/---

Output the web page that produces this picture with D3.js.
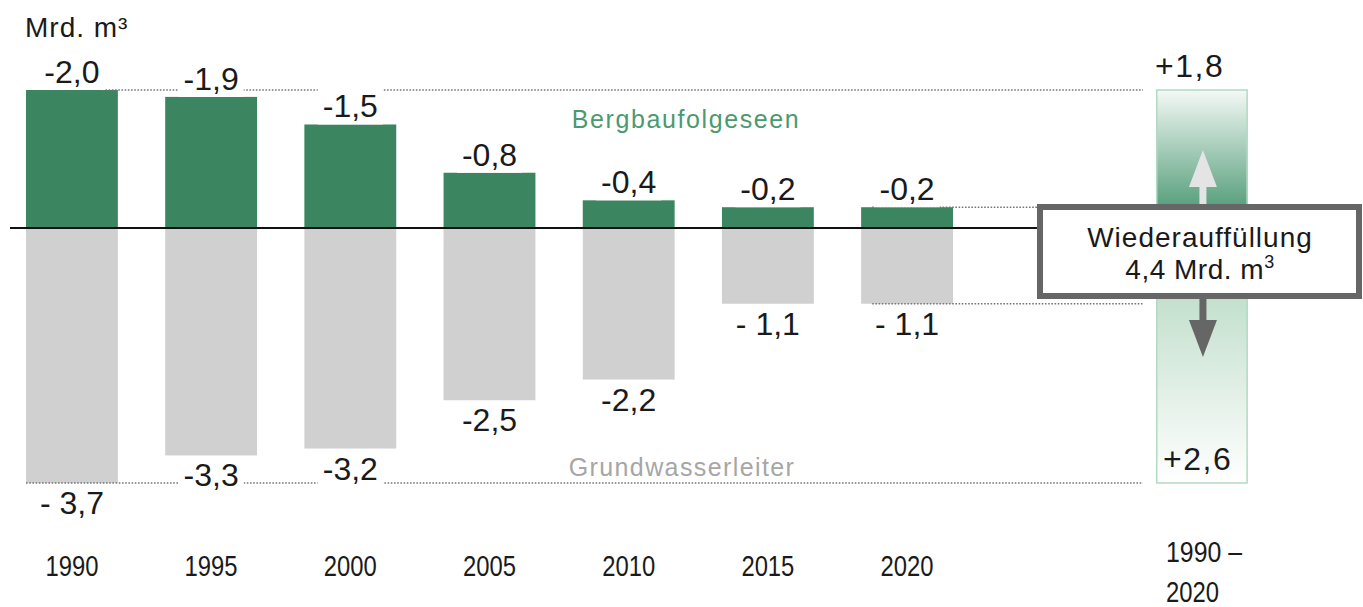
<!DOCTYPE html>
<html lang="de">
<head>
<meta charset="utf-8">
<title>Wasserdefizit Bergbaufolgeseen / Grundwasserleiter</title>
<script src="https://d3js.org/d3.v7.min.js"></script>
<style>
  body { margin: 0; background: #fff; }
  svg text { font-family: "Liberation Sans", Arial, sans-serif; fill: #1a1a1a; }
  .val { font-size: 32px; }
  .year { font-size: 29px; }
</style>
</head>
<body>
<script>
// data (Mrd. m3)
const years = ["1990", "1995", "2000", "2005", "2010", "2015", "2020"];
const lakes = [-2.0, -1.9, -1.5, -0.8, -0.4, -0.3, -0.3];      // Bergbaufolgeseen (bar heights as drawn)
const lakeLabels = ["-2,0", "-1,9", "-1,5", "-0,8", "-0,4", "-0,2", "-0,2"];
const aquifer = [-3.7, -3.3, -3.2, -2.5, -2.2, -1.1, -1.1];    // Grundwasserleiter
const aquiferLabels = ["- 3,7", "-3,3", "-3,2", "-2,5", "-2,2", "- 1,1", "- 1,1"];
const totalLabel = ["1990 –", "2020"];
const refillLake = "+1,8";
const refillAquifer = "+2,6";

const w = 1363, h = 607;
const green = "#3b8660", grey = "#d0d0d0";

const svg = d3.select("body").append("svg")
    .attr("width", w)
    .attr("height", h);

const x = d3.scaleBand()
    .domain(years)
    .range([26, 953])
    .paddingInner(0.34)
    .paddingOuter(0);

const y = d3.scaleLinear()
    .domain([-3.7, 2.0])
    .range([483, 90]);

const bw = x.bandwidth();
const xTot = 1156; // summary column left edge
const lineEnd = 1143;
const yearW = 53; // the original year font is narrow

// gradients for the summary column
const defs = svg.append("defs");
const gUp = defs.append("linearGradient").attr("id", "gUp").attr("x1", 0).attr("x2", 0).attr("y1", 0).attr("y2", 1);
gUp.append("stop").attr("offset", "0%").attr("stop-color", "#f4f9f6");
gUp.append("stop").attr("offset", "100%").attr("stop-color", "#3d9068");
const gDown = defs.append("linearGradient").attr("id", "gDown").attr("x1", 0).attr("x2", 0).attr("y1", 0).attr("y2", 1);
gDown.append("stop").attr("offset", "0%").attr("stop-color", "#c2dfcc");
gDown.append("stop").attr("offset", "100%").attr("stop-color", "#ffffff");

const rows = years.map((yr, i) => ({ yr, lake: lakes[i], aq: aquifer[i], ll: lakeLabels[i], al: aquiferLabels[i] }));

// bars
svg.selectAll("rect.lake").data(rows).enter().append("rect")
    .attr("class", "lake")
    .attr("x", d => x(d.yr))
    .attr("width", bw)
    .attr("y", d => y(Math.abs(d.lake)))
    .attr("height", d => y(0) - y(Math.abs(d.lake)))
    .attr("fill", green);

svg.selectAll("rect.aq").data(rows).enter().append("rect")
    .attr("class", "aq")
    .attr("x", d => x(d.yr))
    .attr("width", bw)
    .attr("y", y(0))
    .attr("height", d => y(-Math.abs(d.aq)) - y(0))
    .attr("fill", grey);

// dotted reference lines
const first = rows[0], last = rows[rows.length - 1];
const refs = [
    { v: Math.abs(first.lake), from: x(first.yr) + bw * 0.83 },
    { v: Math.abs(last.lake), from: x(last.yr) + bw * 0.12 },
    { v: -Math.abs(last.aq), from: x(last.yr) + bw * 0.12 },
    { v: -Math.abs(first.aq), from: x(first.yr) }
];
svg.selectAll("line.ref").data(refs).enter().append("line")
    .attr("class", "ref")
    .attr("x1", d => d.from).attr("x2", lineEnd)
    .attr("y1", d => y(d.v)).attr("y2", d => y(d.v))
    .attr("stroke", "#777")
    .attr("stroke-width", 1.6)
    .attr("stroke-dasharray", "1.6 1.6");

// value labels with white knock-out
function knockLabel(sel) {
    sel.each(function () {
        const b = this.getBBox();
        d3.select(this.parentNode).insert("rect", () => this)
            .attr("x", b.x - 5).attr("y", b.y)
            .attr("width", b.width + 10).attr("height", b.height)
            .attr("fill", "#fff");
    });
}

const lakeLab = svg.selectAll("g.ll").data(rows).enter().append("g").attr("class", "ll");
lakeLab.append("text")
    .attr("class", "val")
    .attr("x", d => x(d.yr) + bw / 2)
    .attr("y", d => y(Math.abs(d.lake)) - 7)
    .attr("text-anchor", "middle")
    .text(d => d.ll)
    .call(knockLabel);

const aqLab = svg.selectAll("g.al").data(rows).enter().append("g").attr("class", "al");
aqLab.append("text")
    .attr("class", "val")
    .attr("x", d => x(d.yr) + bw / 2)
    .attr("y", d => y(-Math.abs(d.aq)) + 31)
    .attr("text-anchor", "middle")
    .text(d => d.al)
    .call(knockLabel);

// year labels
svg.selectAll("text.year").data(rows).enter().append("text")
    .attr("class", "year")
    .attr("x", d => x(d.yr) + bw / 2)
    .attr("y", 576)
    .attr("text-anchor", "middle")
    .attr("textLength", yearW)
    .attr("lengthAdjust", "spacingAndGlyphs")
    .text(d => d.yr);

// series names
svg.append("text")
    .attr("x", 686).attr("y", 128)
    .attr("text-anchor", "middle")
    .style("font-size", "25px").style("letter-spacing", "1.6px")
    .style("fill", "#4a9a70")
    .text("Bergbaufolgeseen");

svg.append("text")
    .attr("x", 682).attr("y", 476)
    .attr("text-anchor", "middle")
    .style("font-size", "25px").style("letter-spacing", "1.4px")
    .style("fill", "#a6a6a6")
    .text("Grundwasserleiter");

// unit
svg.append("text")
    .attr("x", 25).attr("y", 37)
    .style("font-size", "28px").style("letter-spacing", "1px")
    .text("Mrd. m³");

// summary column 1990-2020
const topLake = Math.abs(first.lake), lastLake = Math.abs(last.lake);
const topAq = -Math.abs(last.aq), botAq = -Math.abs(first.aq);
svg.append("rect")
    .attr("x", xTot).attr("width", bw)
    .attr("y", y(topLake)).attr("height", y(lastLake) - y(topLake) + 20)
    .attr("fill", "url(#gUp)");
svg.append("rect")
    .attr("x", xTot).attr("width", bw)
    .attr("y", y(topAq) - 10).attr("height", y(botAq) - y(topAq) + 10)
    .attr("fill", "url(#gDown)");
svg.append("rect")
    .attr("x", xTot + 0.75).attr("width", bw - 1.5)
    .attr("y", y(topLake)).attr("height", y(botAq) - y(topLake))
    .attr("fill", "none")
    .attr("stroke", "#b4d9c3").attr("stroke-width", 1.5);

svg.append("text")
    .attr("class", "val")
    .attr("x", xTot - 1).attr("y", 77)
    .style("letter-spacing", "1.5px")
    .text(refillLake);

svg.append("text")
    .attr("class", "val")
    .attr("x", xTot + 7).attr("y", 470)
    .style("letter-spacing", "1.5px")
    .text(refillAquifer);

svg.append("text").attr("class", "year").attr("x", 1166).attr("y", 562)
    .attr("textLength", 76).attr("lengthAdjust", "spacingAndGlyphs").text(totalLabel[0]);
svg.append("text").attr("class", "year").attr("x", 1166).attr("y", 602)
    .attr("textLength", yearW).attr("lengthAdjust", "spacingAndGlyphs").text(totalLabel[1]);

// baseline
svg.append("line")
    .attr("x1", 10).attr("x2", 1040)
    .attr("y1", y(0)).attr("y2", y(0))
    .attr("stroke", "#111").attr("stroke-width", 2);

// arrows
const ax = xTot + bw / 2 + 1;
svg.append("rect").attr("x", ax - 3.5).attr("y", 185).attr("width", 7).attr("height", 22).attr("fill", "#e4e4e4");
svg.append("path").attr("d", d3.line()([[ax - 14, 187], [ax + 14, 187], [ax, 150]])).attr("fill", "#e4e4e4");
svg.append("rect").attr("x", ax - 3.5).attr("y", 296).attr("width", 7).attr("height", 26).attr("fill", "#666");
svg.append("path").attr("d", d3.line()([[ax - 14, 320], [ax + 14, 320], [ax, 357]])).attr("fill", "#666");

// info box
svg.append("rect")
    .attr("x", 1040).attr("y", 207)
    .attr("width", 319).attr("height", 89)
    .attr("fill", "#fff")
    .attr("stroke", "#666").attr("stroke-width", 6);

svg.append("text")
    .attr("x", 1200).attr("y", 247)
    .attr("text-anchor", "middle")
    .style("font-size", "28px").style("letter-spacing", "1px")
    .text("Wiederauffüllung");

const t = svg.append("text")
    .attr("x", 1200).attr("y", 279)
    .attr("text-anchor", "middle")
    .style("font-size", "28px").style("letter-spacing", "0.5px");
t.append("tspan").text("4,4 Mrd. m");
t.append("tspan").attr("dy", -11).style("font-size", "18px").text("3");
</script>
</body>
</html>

\---

[WRITTEN INSTRUCTION] Write out an exact copy of the listing, first line through the line containing "const yearW = 53;", with the pictures left out.

[TASK OUTPUT]
Output the web page that produces this picture with D3.js.
<!DOCTYPE html>
<html lang="de">
<head>
<meta charset="utf-8">
<title>Wasserdefizit Bergbaufolgeseen / Grundwasserleiter</title>
<script src="https://d3js.org/d3.v7.min.js"></script>
<style>
  body { margin: 0; background: #fff; }
  svg text { font-family: "Liberation Sans", Arial, sans-serif; fill: #1a1a1a; }
  .val { font-size: 32px; }
  .year { font-size: 29px; }
</style>
</head>
<body>
<script>
// data (Mrd. m3)
const years = ["1990", "1995", "2000", "2005", "2010", "2015", "2020"];
const lakes = [-2.0, -1.9, -1.5, -0.8, -0.4, -0.3, -0.3];      // Bergbaufolgeseen (bar heights as drawn)
const lakeLabels = ["-2,0", "-1,9", "-1,5", "-0,8", "-0,4", "-0,2", "-0,2"];
const aquifer = [-3.7, -3.3, -3.2, -2.5, -2.2, -1.1, -1.1];    // Grundwasserleiter
const aquiferLabels = ["- 3,7", "-3,3", "-3,2", "-2,5", "-2,2", "- 1,1", "- 1,1"];
const totalLabel = ["1990 –", "2020"];
const refillLake = "+1,8";
const refillAquifer = "+2,6";

const w = 1363, h = 607;
const green = "#3b8660", grey = "#d0d0d0";

const svg = d3.select("body").append("svg")
    .attr("width", w)
    .attr("height", h);

const x = d3.scaleBand()
    .domain(years)
    .range([26, 953])
    .paddingInner(0.34)
    .paddingOuter(0);

const y = d3.scaleLinear()
    .domain([-3.7, 2.0])
    .range([483, 90]);

const bw = x.bandwidth();
const xTot = 1156; // summary column left edge
const lineEnd = 1143;
const yearW = 53; // the original year font is narrow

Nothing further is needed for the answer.